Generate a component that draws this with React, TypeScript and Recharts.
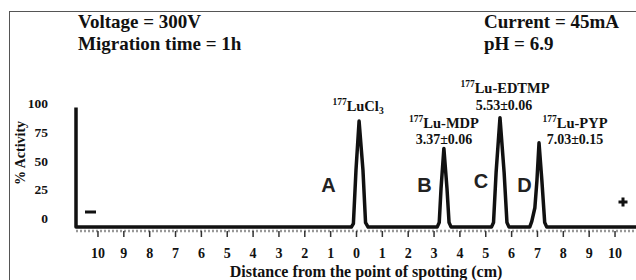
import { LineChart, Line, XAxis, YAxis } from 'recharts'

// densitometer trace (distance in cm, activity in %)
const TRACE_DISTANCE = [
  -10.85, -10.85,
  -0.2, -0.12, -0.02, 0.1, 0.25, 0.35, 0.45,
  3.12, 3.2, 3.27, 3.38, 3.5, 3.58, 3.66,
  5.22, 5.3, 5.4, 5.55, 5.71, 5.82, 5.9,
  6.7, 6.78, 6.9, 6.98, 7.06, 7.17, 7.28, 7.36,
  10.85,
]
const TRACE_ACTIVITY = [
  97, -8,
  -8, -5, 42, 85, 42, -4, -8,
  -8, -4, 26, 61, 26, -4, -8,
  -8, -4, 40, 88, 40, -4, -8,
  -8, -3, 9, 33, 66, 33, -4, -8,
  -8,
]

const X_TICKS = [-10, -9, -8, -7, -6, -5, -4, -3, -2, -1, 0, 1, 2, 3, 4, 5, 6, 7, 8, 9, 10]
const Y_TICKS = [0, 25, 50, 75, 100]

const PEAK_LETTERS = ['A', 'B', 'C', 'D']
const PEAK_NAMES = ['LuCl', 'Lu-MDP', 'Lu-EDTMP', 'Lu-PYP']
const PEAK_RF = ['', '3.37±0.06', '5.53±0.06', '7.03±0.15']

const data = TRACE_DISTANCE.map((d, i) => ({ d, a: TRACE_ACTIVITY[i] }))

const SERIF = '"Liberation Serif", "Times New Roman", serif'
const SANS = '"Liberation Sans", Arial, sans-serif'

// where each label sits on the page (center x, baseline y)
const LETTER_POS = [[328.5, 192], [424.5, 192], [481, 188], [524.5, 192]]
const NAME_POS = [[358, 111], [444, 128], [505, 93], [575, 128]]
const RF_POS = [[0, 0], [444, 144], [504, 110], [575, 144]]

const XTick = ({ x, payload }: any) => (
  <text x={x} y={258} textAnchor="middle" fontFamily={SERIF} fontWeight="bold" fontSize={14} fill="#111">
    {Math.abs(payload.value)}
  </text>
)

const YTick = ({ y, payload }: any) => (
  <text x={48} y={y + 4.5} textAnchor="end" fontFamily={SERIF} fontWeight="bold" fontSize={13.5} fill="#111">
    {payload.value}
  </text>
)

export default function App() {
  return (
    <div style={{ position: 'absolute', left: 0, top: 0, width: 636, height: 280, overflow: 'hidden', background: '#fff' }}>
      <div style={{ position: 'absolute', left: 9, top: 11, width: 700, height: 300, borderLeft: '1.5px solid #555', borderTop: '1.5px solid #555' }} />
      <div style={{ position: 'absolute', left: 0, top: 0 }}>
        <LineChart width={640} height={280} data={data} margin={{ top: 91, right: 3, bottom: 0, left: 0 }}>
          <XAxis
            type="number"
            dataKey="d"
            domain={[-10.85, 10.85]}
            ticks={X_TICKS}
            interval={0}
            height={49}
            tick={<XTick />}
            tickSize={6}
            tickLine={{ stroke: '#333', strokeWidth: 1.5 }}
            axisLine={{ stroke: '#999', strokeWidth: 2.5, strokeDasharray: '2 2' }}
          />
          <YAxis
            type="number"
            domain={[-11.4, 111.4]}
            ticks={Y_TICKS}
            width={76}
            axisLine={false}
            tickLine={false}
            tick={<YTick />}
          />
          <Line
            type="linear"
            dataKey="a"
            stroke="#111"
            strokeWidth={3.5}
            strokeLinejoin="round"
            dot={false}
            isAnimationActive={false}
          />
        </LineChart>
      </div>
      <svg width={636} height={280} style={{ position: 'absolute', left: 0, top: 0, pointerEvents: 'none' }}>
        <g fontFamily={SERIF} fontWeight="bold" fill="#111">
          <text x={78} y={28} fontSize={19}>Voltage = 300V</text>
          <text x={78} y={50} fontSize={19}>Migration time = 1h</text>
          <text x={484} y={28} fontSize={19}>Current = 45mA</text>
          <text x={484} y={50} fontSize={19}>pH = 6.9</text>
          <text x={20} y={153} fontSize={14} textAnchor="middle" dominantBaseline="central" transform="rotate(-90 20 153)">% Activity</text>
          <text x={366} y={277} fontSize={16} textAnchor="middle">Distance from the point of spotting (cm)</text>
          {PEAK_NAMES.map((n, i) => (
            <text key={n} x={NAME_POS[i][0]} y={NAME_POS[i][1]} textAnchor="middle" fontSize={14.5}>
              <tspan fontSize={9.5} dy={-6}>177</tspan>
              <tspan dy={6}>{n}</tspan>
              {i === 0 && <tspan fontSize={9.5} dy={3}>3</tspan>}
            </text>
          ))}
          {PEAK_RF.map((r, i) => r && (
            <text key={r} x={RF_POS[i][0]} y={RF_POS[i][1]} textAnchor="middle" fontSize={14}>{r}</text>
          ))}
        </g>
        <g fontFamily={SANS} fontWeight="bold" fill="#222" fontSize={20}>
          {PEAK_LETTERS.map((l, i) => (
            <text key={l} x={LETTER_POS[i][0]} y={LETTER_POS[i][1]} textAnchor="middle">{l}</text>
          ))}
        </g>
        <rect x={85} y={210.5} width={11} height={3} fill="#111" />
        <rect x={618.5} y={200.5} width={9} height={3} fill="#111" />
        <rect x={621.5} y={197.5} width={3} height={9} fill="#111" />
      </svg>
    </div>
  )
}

·····

- JOB
Your task is to reproduce exactly the lines from the start of the data above through the line containing "const PEAK_RF = ['', '3.37±0.06', '5.53±0.06', '7.03±0.15']", leaving every picture out.

- ANSWER TO THE EXERCISE
Generate a component that draws this with React, TypeScript and Recharts.
import { LineChart, Line, XAxis, YAxis } from 'recharts'

// densitometer trace (distance in cm, activity in %)
const TRACE_DISTANCE = [
  -10.85, -10.85,
  -0.2, -0.12, -0.02, 0.1, 0.25, 0.35, 0.45,
  3.12, 3.2, 3.27, 3.38, 3.5, 3.58, 3.66,
  5.22, 5.3, 5.4, 5.55, 5.71, 5.82, 5.9,
  6.7, 6.78, 6.9, 6.98, 7.06, 7.17, 7.28, 7.36,
  10.85,
]
const TRACE_ACTIVITY = [
  97, -8,
  -8, -5, 42, 85, 42, -4, -8,
  -8, -4, 26, 61, 26, -4, -8,
  -8, -4, 40, 88, 40, -4, -8,
  -8, -3, 9, 33, 66, 33, -4, -8,
  -8,
]

const X_TICKS = [-10, -9, -8, -7, -6, -5, -4, -3, -2, -1, 0, 1, 2, 3, 4, 5, 6, 7, 8, 9, 10]
const Y_TICKS = [0, 25, 50, 75, 100]

const PEAK_LETTERS = ['A', 'B', 'C', 'D']
const PEAK_NAMES = ['LuCl', 'Lu-MDP', 'Lu-EDTMP', 'Lu-PYP']
const PEAK_RF = ['', '3.37±0.06', '5.53±0.06', '7.03±0.15']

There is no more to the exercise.